■ **YOUR INSTRUCTIONS**
Repeat exactly the lines running from the first line of the data to the line containing "const seriesColors = ['#EEA13C','#1B365D','#C00000'];", both ends included, and nothing else; drop the pictures.
>> START STORED DATA
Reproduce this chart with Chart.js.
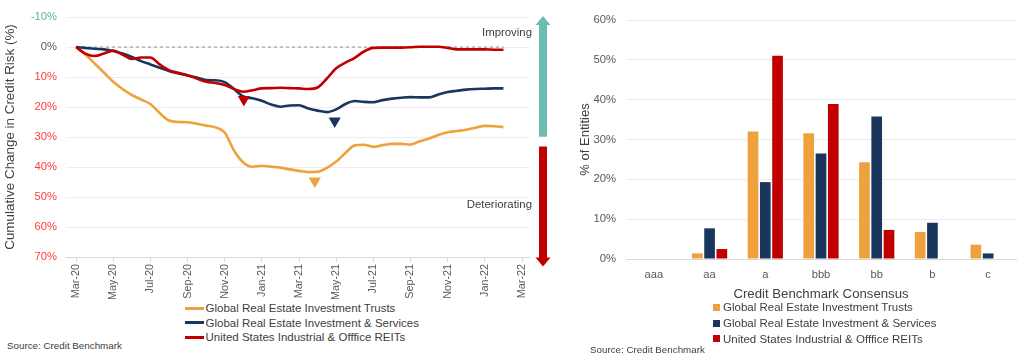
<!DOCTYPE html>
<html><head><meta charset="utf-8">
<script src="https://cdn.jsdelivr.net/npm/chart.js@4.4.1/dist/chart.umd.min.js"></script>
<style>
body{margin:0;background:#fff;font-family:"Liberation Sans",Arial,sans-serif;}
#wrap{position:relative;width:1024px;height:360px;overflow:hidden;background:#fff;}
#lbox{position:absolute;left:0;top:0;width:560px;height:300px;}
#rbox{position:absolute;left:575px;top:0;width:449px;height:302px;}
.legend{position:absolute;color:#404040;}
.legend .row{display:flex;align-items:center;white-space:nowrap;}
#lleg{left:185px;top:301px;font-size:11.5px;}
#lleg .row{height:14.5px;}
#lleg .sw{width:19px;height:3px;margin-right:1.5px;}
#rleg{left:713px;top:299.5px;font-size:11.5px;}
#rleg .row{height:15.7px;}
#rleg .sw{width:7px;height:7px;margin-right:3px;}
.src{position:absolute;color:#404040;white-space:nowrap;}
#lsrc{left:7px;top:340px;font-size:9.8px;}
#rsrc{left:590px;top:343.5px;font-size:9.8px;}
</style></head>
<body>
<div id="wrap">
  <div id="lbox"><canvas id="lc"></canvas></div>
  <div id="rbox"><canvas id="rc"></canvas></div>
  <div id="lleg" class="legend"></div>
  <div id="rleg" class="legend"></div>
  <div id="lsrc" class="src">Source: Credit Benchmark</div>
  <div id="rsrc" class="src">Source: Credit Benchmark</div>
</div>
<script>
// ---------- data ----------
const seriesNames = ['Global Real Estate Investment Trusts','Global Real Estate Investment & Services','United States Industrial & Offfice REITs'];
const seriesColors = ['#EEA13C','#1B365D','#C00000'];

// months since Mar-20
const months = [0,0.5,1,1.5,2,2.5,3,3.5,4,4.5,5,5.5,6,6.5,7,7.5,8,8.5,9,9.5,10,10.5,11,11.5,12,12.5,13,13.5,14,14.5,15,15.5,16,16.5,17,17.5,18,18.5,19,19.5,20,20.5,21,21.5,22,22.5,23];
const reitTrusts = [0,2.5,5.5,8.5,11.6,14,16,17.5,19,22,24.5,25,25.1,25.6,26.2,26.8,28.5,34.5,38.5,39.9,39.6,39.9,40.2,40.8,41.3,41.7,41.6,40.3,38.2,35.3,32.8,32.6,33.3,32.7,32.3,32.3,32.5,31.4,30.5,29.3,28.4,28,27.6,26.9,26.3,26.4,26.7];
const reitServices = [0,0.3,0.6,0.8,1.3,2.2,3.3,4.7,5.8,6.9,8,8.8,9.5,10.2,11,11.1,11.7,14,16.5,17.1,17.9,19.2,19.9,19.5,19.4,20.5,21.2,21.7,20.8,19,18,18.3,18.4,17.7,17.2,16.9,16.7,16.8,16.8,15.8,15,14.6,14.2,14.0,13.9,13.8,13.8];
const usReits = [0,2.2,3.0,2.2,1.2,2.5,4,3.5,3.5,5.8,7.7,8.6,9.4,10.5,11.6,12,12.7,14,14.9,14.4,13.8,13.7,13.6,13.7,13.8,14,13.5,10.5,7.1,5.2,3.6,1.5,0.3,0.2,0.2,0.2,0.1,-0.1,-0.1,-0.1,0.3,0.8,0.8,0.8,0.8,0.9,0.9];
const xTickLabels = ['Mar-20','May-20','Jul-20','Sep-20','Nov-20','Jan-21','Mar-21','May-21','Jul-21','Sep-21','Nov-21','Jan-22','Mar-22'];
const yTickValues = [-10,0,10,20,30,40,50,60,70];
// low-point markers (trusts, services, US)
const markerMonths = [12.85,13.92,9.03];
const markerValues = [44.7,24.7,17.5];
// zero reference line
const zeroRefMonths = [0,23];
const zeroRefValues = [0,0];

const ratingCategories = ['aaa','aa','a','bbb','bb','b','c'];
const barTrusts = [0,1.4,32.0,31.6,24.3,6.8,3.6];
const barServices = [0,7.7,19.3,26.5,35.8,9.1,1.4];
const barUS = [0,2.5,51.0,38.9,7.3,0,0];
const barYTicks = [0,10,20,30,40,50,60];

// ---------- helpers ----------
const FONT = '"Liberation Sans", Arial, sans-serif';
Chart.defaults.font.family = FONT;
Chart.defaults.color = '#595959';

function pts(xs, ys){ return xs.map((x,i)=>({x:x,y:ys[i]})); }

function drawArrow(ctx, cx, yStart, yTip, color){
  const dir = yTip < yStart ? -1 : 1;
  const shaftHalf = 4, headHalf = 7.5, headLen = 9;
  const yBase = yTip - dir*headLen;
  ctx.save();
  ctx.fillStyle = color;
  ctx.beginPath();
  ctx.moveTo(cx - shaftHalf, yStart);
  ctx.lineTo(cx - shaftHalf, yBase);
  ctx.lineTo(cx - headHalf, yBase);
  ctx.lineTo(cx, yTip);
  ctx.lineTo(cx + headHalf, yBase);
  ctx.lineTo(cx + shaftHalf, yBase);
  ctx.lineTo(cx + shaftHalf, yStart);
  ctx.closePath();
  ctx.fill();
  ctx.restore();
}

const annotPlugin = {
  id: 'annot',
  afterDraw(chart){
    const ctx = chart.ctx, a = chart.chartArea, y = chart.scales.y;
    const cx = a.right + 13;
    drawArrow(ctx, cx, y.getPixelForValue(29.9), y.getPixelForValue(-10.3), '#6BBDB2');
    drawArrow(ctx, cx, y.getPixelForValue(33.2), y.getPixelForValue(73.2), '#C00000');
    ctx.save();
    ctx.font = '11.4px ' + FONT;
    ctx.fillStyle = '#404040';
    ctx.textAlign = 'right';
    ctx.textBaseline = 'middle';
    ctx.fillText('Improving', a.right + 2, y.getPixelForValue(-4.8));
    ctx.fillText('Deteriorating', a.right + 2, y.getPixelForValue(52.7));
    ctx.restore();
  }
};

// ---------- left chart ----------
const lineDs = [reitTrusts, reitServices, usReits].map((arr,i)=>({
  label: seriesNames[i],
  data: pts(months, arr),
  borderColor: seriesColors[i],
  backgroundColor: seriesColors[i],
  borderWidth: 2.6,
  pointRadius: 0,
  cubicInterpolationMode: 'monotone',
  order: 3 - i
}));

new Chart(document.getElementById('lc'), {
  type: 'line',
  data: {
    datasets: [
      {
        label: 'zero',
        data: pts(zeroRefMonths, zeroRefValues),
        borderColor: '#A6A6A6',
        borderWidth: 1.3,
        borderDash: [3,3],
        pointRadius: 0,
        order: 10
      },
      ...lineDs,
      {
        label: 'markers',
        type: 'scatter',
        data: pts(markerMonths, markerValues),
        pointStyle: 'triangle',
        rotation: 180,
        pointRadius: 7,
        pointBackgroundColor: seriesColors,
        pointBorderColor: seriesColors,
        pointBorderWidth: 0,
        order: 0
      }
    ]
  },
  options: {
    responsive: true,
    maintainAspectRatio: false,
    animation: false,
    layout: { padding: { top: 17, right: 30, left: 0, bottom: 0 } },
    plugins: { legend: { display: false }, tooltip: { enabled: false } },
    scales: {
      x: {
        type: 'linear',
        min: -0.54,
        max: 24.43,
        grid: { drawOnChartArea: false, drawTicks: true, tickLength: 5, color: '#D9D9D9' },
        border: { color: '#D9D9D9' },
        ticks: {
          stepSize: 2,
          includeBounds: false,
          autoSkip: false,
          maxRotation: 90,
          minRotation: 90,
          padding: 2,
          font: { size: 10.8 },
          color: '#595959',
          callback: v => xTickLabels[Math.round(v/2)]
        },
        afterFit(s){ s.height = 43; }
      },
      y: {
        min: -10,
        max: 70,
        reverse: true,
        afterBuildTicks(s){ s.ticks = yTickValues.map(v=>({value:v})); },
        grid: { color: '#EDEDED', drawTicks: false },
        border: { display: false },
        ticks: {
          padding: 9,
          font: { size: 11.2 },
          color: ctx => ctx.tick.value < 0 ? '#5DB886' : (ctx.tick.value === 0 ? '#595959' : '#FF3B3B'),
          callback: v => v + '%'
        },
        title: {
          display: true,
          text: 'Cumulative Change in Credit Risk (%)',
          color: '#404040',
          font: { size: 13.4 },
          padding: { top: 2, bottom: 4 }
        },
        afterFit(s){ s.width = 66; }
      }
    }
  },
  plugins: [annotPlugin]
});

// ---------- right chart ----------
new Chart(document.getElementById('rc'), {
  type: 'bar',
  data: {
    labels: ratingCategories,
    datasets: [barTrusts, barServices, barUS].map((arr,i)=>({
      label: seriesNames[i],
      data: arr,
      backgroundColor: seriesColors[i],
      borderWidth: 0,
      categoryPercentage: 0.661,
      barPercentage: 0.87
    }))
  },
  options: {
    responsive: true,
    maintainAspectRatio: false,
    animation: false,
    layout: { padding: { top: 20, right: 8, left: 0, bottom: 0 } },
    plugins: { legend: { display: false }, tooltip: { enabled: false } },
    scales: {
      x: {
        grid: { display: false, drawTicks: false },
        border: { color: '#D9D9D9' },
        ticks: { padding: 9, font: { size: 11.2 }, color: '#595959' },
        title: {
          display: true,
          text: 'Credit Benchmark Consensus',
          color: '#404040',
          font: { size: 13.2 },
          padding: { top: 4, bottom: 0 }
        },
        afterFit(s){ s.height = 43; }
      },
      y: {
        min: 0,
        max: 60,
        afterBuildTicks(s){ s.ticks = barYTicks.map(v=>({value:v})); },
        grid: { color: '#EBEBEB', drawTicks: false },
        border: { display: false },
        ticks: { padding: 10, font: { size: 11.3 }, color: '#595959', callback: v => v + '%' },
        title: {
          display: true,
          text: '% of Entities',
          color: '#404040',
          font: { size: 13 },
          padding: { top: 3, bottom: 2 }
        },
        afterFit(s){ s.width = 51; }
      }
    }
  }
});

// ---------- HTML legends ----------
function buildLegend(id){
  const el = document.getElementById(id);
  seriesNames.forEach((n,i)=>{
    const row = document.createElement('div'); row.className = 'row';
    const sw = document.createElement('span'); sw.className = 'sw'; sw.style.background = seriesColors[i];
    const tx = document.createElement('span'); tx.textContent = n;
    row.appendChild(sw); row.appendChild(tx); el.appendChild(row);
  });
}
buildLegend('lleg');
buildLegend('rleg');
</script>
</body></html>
>> END STORED DATA
■ **THE RESULT**
Reproduce this chart with Chart.js.
<!DOCTYPE html>
<html><head><meta charset="utf-8">
<script src="https://cdn.jsdelivr.net/npm/chart.js@4.4.1/dist/chart.umd.min.js"></script>
<style>
body{margin:0;background:#fff;font-family:"Liberation Sans",Arial,sans-serif;}
#wrap{position:relative;width:1024px;height:360px;overflow:hidden;background:#fff;}
#lbox{position:absolute;left:0;top:0;width:560px;height:300px;}
#rbox{position:absolute;left:575px;top:0;width:449px;height:302px;}
.legend{position:absolute;color:#404040;}
.legend .row{display:flex;align-items:center;white-space:nowrap;}
#lleg{left:185px;top:301px;font-size:11.5px;}
#lleg .row{height:14.5px;}
#lleg .sw{width:19px;height:3px;margin-right:1.5px;}
#rleg{left:713px;top:299.5px;font-size:11.5px;}
#rleg .row{height:15.7px;}
#rleg .sw{width:7px;height:7px;margin-right:3px;}
.src{position:absolute;color:#404040;white-space:nowrap;}
#lsrc{left:7px;top:340px;font-size:9.8px;}
#rsrc{left:590px;top:343.5px;font-size:9.8px;}
</style></head>
<body>
<div id="wrap">
  <div id="lbox"><canvas id="lc"></canvas></div>
  <div id="rbox"><canvas id="rc"></canvas></div>
  <div id="lleg" class="legend"></div>
  <div id="rleg" class="legend"></div>
  <div id="lsrc" class="src">Source: Credit Benchmark</div>
  <div id="rsrc" class="src">Source: Credit Benchmark</div>
</div>
<script>
// ---------- data ----------
const seriesNames = ['Global Real Estate Investment Trusts','Global Real Estate Investment & Services','United States Industrial & Offfice REITs'];
const seriesColors = ['#EEA13C','#1B365D','#C00000'];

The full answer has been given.